◆ Dataset:
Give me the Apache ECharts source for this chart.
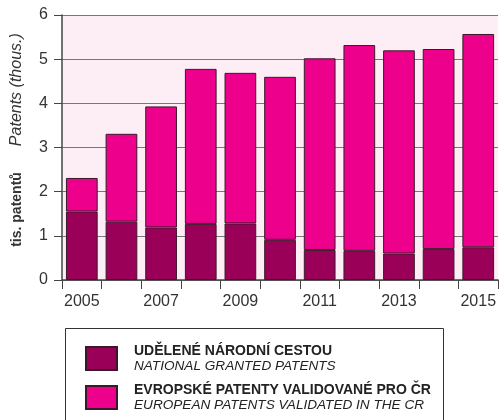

==

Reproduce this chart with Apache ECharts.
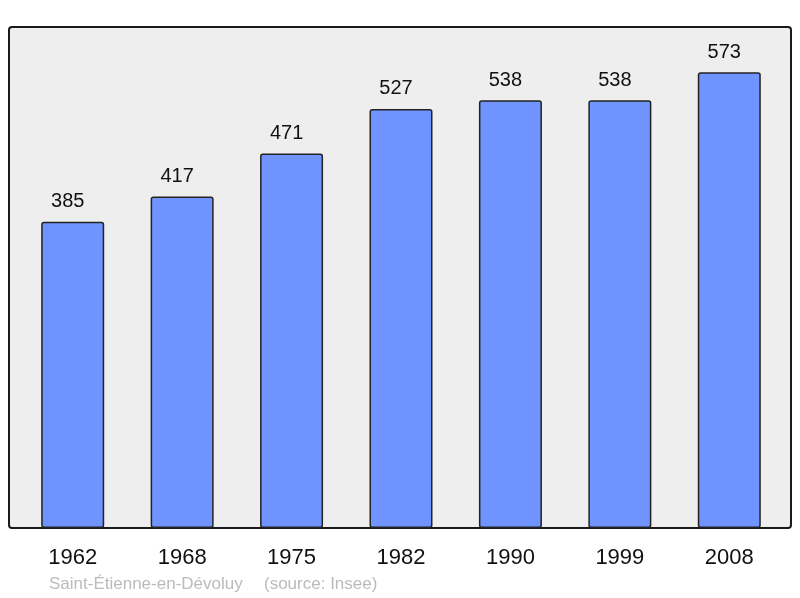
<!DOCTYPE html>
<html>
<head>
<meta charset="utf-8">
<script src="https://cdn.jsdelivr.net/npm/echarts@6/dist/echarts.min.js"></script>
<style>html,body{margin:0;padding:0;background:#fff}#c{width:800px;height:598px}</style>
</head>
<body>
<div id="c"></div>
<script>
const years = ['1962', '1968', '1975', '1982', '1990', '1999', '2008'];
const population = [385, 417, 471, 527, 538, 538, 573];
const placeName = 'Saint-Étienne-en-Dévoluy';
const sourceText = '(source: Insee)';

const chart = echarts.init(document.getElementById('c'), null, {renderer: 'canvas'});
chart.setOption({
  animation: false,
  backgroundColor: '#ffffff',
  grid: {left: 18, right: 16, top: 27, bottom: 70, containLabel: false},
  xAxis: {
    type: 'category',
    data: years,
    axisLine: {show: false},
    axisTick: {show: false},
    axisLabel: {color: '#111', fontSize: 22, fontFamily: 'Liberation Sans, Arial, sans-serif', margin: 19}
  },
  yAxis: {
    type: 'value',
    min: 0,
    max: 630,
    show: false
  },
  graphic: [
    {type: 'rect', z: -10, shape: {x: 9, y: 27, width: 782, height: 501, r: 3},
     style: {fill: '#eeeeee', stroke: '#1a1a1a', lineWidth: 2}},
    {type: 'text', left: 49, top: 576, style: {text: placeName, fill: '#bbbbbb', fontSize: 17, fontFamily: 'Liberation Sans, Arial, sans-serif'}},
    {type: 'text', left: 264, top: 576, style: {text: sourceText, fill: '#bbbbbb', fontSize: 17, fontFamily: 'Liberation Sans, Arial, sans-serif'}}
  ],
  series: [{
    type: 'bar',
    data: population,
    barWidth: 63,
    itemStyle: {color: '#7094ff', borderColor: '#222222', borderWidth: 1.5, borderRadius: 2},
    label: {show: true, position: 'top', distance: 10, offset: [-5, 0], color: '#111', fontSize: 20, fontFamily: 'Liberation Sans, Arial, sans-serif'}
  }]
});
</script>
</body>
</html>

◆ Objective: Reproduce the lines above starting at the one with "Reproduce this chart with Apache ECharts." and ending at the one with "const sourceText = '(source: Insee)';", both included, exactly and with no pictures.

◆ Expected answer:
Reproduce this chart with Apache ECharts.
<!DOCTYPE html>
<html>
<head>
<meta charset="utf-8">
<script src="https://cdn.jsdelivr.net/npm/echarts@6/dist/echarts.min.js"></script>
<style>html,body{margin:0;padding:0;background:#fff}#c{width:800px;height:598px}</style>
</head>
<body>
<div id="c"></div>
<script>
const years = ['1962', '1968', '1975', '1982', '1990', '1999', '2008'];
const population = [385, 417, 471, 527, 538, 538, 573];
const placeName = 'Saint-Étienne-en-Dévoluy';
const sourceText = '(source: Insee)';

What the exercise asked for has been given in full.